Here’s how Canada locked down Volkswagen’s first overseas EV battery plant
Global News
The $14-billion deal will see Volkswagen, the world's largest automaker, set up a manufacturing presence in Canada for the first time in history.
The $14-billion deal that will see Volkswagen, the world’s largest automaker, set up a manufacturing presence in Canada for the first time in history, took a year of negotiations on both sides of the Atlantic Ocean.
But the talks that led Volkswagen to choose southwestern Ontario for the location of its first battery plant outside Europe all started with a whim.
Out of the blue in early 2022, Industry Minister Francois-Philippe Champagne decided he should call the company’s then-North American CEO, Scott Keogh. His staff dug up the number.
Champagne said in an interview with The Canadian Press that he’d never met Keogh before, but he got him on the phone on St. Patrick’s Day last year.
“I introduced myself, and I said, ‘Listen, here I am, Minister Champagne from Canada. I would like to start a discussion.”’
Volkswagen has sold cars in Canada for decades, but it has never made them here. Still, like other large automakers, it is making the transition to produce electric vehicles.
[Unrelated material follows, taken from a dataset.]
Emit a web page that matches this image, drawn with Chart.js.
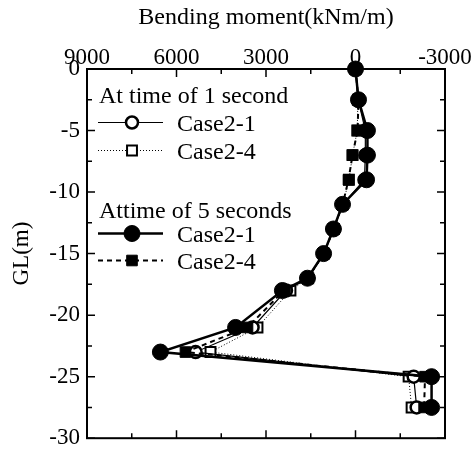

And producing the batteries that power them requires a solid supply chain.
Canada is in the midst of a massive push to corner at least some of that industry for itself, with enthusiastic buy-in from provincial and municipal governments.
Champagne, who is well known for his boundless energy, seems to have taken that on as his personal mission. Even Ontario Premier Doug Ford was referring to the minister as the “energizer bunny” by the time the deal was done.